___ Provided data ___

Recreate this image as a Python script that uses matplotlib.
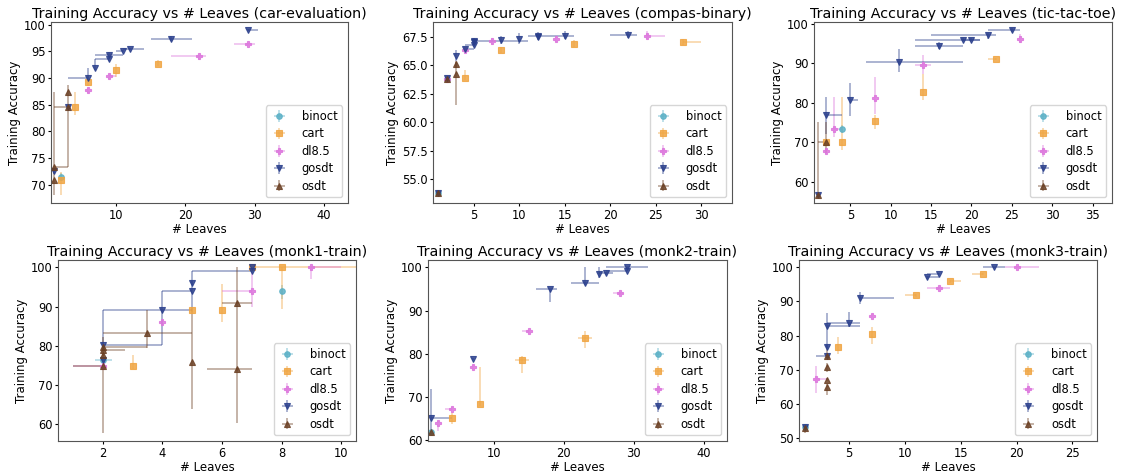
import matplotlib
matplotlib.use("Agg")
import matplotlib.pyplot as plt
from matplotlib.colors import to_rgba
import numpy as np

methods = ["binoct", "cart", "dl8.5", "gosdt", "osdt"]
colors = ["#5ab0c6", "#f0a542", "#dd76dd", "#2a3f8c", "#6b4024"]
markers = ["o", "s", "P", "v", "^"]
msizes = [4, 4, 5, 4, 4]

# rows: (method, leaves, accuracy, x_low, x_high, y_low, y_high)
car_rows = [
    ("binoct", 2, 71.5, 2, 2, 70.8, 72.3),
    ("cart", 2, 70.9, 2, 2, 68.1, 72.4),
    ("cart", 4, 84.6, 4, 4, 83.0, 87.3),
    ("cart", 6, 89.3, 6, 6, 88.5, 90.5),
    ("cart", 10, 91.6, 10, 10, 90.2, 92.6),
    ("cart", 16, 92.7, 16, 16, 92.2, 93.4),
    ("dl8.5", 6, 87.7, 6, 6, 87.2, 88.2),
    ("dl8.5", 9, 90.3, 9, 10, 89.9, 90.8),
    ("dl8.5", 22, 94.1, 18, 23, 93.4, 94.4),
    ("dl8.5", 29, 96.3, 27, 30, 96.0, 96.6),
    ("gosdt", 1, 72.6, 1, 1, 72.0, 73.2),
    ("gosdt", 3, 84.6, 3, 3, 84.3, 84.9),
    ("gosdt", 6, 90.1, 3, 6, 89.7, 91.9),
    ("gosdt", 7, 91.9, 7, 7, 91.5, 93.5),
    ("gosdt", 9, 93.6, 7, 9, 93.2, 94.0),
    ("gosdt", 9, 94.4, 7, 11, 94.0, 94.8),
    ("gosdt", 11, 95.1, 10, 11, 94.9, 95.3),
    ("gosdt", 12, 95.5, 11, 14, 95.3, 95.7),
    ("gosdt", 18, 97.4, 15, 21, 97.0, 97.8),
    ("gosdt", 29, 99.0, 29, 30.5, 98.8, 99.2),
    ("osdt", 1, 70.9, 1, 1, 68.1, 87.4),
    ("osdt", 1, 73.3, 1, 3, 73.3, 73.3),
    ("osdt", 3, 84.6, 1, 3, 84.6, 84.6),
    ("osdt", 3, 87.3, 3, 3, 73.3, 88.7),
]

compas_rows = [
    ("binoct", 1, 53.8, 1, 1, 53.6, 54.0),
    ("binoct", 2, 63.8, 2, 2, 63.6, 64.0),
    ("cart", 4, 63.9, 4, 4, 63.7, 64.6),
    ("cart", 8, 66.35, 8, 8, 66.1, 66.6),
    ("cart", 16, 66.85, 16, 16, 66.6, 67.2),
    ("cart", 28, 67.0, 28, 30, 66.8, 67.3),
    ("dl8.5", 2, 63.8, 2, 2, 63.6, 64.0),
    ("dl8.5", 4, 66.35, 4, 4, 66.2, 66.5),
    ("dl8.5", 7, 67.1, 7, 7, 66.8, 67.4),
    ("dl8.5", 14, 67.3, 14, 14, 67.0, 67.6),
    ("dl8.5", 24, 67.55, 24, 26, 67.3, 68.0),
    ("gosdt", 1, 53.8, 1, 1, 53.6, 54.0),
    ("gosdt", 2, 63.85, 2, 2, 63.5, 64.0),
    ("gosdt", 3, 65.8, 3, 3, 65.4, 66.3),
    ("gosdt", 4, 66.4, 4, 5, 66.2, 66.6),
    ("gosdt", 5, 66.75, 4, 5, 66.6, 67.0),
    ("gosdt", 5, 67.0, 5, 5, 66.8, 67.3),
    ("gosdt", 5, 67.15, 5, 11, 67.0, 67.4),
    ("gosdt", 8, 67.25, 8, 8, 66.9, 67.6),
    ("gosdt", 10, 67.35, 10, 10, 66.9, 67.8),
    ("gosdt", 12, 67.45, 12, 12, 67.2, 67.8),
    ("gosdt", 12, 67.6, 11, 16, 67.4, 67.9),
    ("gosdt", 15, 67.6, 15, 15, 67.3, 68.0),
    ("gosdt", 22, 67.7, 20, 23, 67.4, 68.0),
    ("osdt", 1, 53.75, 1, 1, 53.5, 54.0),
    ("osdt", 2, 63.75, 2, 2, 63.4, 64.0),
    ("osdt", 3, 64.2, 3, 3, 61.5, 65.3),
    ("osdt", 3, 65.1, 3, 3, 64.8, 65.4),
]

ttt_rows = [
    ("binoct", 4, 73.4, 4, 4, 72.5, 74.3),
    ("cart", 2, 70.1, 2, 2, 69.5, 70.5),
    ("cart", 4, 70.1, 4, 4, 68.0, 81.4),
    ("cart", 8, 75.5, 8, 8, 73.5, 77.0),
    ("cart", 14, 82.7, 14, 14, 80.8, 87.2),
    ("cart", 23, 91.1, 22, 23, 90.9, 91.4),
    ("dl8.5", 2, 67.8, 2, 2, 67.0, 68.5),
    ("dl8.5", 3, 73.4, 3, 4, 71.3, 81.4),
    ("dl8.5", 8, 81.3, 8, 8, 77.2, 86.6),
    ("dl8.5", 14, 89.5, 13, 15, 87.3, 92.0),
    ("dl8.5", 26, 96.0, 26, 26, 95.0, 97.3),
    ("gosdt", 1, 56.8, 1, 1, 56.3, 57.3),
    ("gosdt", 2, 76.8, 2, 4, 72.0, 81.5),
    ("gosdt", 5, 80.6, 5, 6, 76.7, 85.1),
    ("gosdt", 11, 90.2, 7, 19, 87.8, 93.7),
    ("gosdt", 16, 94.3, 13, 19, 93.5, 95.3),
    ("gosdt", 19, 95.9, 13, 21, 95.5, 96.3),
    ("gosdt", 20, 95.9, 19, 21, 95.6, 96.3),
    ("gosdt", 22, 97.1, 15, 23, 96.0, 97.6),
    ("gosdt", 25, 98.4, 22, 26, 98.0, 98.8),
    ("osdt", 1, 56.6, 1, 1, 56.0, 75.2),
    ("osdt", 2, 70.1, 1, 2, 67.2, 75.2),
]

monk1_rows = [
    ("binoct", 2, 76.4, 1.75, 2.3, 76.0, 76.8),
    ("binoct", 8, 94.0, 8, 8, 92.0, 95.5),
    ("cart", 3, 74.8, 3, 3, 73.9, 77.7),
    ("cart", 5, 89.0, 5, 5, 88.5, 89.5),
    ("cart", 6, 89.0, 6, 6, 86.0, 95.8),
    ("cart", 7, 100.0, 7, 7, 99.5, 100.0),
    ("cart", 8, 100.0, 7, 11, 89.4, 100.0),
    ("dl8.5", 2, 74.7, 1, 2, 74.5, 75.0),
    ("dl8.5", 4, 86.0, 4, 4, 85.5, 86.5),
    ("dl8.5", 7, 93.9, 6, 7, 89.9, 98.8),
    ("dl8.5", 9, 100.0, 9, 10, 97.0, 100.0),
    ("gosdt", 2, 76.4, 2, 2, 76.0, 77.0),
    ("gosdt", 2, 80.1, 2, 4, 80.1, 89.0),
    ("gosdt", 4, 89.0, 2, 5, 80.1, 94.0),
    ("gosdt", 5, 94.0, 4, 5, 89.0, 99.0),
    ("gosdt", 5, 96.0, 5, 5, 95.5, 96.5),
    ("gosdt", 7, 99.0, 5, 7, 98.8, 100.0),
    ("gosdt", 7, 100.0, 7, 7, 99.8, 100.0),
    ("osdt", 2, 74.7, 1, 2, 57.6, 82.2),
    ("osdt", 2, 77.7, 2, 2, 77.4, 78.0),
    ("osdt", 2, 78.8, 2, 2.75, 78.5, 79.2),
    ("osdt", 2, 79.7, 2, 3.5, 79.5, 80.0),
    ("osdt", 3.5, 83.3, 2, 5, 79.5, 89.0),
    ("osdt", 5, 75.8, 5, 5, 63.9, 89.0),
    ("osdt", 6.5, 90.9, 6, 7, 60.1, 100.0),
    ("osdt", 6.5, 73.9, 5.5, 7, 73.5, 74.3),
]

monk2_rows = [
    ("binoct", 1, 61.8, 1, 1, 61.3, 62.3),
    ("cart", 4, 65.2, 4, 4, 63.8, 66.5),
    ("cart", 8, 68.4, 8, 8, 67.8, 77.0),
    ("cart", 14, 78.5, 13, 15, 75.5, 79.5),
    ("cart", 23, 83.7, 22, 24, 81.4, 85.3),
    ("dl8.5", 2, 64.0, 2, 2, 62.0, 64.5),
    ("dl8.5", 4, 67.3, 3, 4, 67.0, 67.7),
    ("dl8.5", 7, 77.0, 7, 7, 76.5, 77.5),
    ("dl8.5", 15, 85.2, 14, 15, 84.8, 85.6),
    ("dl8.5", 28, 94.0, 27, 28.5, 93.7, 94.3),
    ("gosdt", 1, 65.2, 1, 4, 61.5, 71.8),
    ("gosdt", 7, 78.8, 7, 7, 78.5, 79.1),
    ("gosdt", 18, 94.9, 16, 19, 91.9, 95.1),
    ("gosdt", 23, 96.3, 21, 25, 96.0, 100.0),
    ("gosdt", 25, 98.5, 25, 25, 97.5, 100.0),
    ("gosdt", 26, 98.6, 25, 27, 98.3, 98.9),
    ("gosdt", 29, 99.2, 26, 29, 98.9, 99.5),
    ("gosdt", 29, 100.0, 26, 32, 99.8, 100.0),
    ("osdt", 1, 61.8, 1, 1, 61.3, 62.3),
]

monk3_rows = [
    ("binoct", 1, 53.2, 1, 1, 52.8, 53.6),
    ("cart", 4, 76.6, 4, 4, 74.5, 79.5),
    ("cart", 7, 80.5, 7, 7, 77.5, 82.5),
    ("cart", 11, 91.8, 10, 11, 91.3, 92.3),
    ("cart", 14, 95.9, 14, 15, 95.4, 96.4),
    ("cart", 17, 97.9, 16, 17, 97.6, 98.2),
    ("dl8.5", 2, 67.3, 2, 3, 63.1, 71.1),
    ("dl8.5", 7, 85.8, 7, 7, 85.4, 86.2),
    ("dl8.5", 13, 93.9, 12, 14, 93.6, 94.2),
    ("dl8.5", 20, 100.0, 19, 22, 99.8, 100.0),
    ("gosdt", 1, 53.4, 1, 1, 53.0, 53.8),
    ("gosdt", 3, 74.1, 2, 3, 73.8, 74.5),
    ("gosdt", 3, 76.8, 3, 3, 76.3, 77.3),
    ("gosdt", 3, 82.9, 3, 6, 76.0, 86.7),
    ("gosdt", 5, 83.8, 3, 6, 82.5, 86.8),
    ("gosdt", 6, 90.9, 6, 9, 89.3, 92.8),
    ("gosdt", 12, 97.0, 12, 13, 96.6, 97.4),
    ("gosdt", 13, 98.0, 12, 13, 97.6, 98.4),
    ("gosdt", 18, 100.0, 17, 19, 99.7, 100.0),
    ("osdt", 1, 52.9, 1, 1, 51.5, 53.5),
    ("osdt", 3, 64.9, 3, 3, 62.5, 66.0),
    ("osdt", 3, 67.1, 3, 3, 66.6, 67.6),
    ("osdt", 3, 70.7, 3, 3, 69.5, 72.0),
    ("osdt", 3, 74.1, 3, 3, 73.5, 76.0),
]

datasets = ["car-evaluation", "compas-binary", "tic-tac-toe",
            "monk1-train", "monk2-train", "monk3-train"]
all_rows = [car_rows, compas_rows, ttt_rows, monk1_rows, monk2_rows, monk3_rows]

# axes boxes in pixels: left, top, right, bottom
W, H = 1121, 474
boxes = [(51, 22, 348, 203), (433, 22, 732, 203), (814, 22, 1112, 203),
         (58, 260, 356, 441), (428, 260, 727, 441), (799, 260, 1097, 441)]
xlims = [(0.6, 43.5), (0.5, 33.4), (0.5, 37.4), (0.5, 10.5), (0.6, 43.3), (0.5, 27.2)]
ylims = [(66.6, 100.5), (52.9, 68.8), (54.7, 100.4), (55.6, 101.9), (59.8, 101.7), (49.2, 102.1)]
xticks = [[10, 20, 30, 40], [5, 10, 15, 20, 25, 30], [5, 10, 15, 20, 25, 30, 35],
          [2, 4, 6, 8, 10], [10, 20, 30, 40], [5, 10, 15, 20, 25]]
yticks = [[70, 75, 80, 85, 90, 95, 100], [55.0, 57.5, 60.0, 62.5, 65.0, 67.5],
          [60, 70, 80, 90, 100], [60, 70, 80, 90, 100], [60, 70, 80, 90, 100],
          [50, 60, 70, 80, 90, 100]]

fig = plt.figure(figsize=(W / 100, H / 100), dpi=100)

for i in range(6):
    l, t, r, b = boxes[i]
    ax = fig.add_axes([l / W, (H - b) / H, (r - l) / W, (b - t) / H])
    rows = all_rows[i]
    for m, c, mk, ms in zip(methods, colors, markers, msizes):
        sel = [row[1:] for row in rows if row[0] == m]
        arr = np.array(sel, dtype=float)
        x, y, xlo, xhi, ylo, yhi = arr.T
        ax.errorbar(x, y, xerr=[x - xlo, xhi - x], yerr=[y - ylo, yhi - y],
                    fmt=mk, color=to_rgba(c, 0.85), ecolor=to_rgba(c, 0.5),
                    ms=ms, mew=0.8, elinewidth=1.1, label=m)
    ax.set_xlim(xlims[i])
    ax.set_ylim(ylims[i])
    ax.set_xticks(xticks[i])
    ax.set_yticks(yticks[i])
    if i == 1:
        ax.set_yticklabels(["%.1f" % v for v in yticks[i]])
    ax.tick_params(labelsize=8.3, length=2.5, pad=1.5)
    for s in ax.spines.values():
        s.set_color("#555555")
    ax.set_title("Training Accuracy vs # Leaves (%s)" % datasets[i], fontsize=10.3, pad=3)
    ax.set_xlabel("# Leaves", fontsize=8.5, labelpad=1)
    ax.set_ylabel("Training Accuracy", fontsize=8.5, labelpad=2)
    ax.legend(loc="lower right", fontsize=8.3, handlelength=1.5,
              handletextpad=1.2, labelspacing=0.38)

fig.savefig("out.png", dpi=100)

___

Written task:
With all pictures left out, please transcribe exactly the lines from the start of the material through the line with "import numpy as np".

Solution:
Recreate this image as a Python script that uses matplotlib.
import matplotlib
matplotlib.use("Agg")
import matplotlib.pyplot as plt
from matplotlib.colors import to_rgba
import numpy as np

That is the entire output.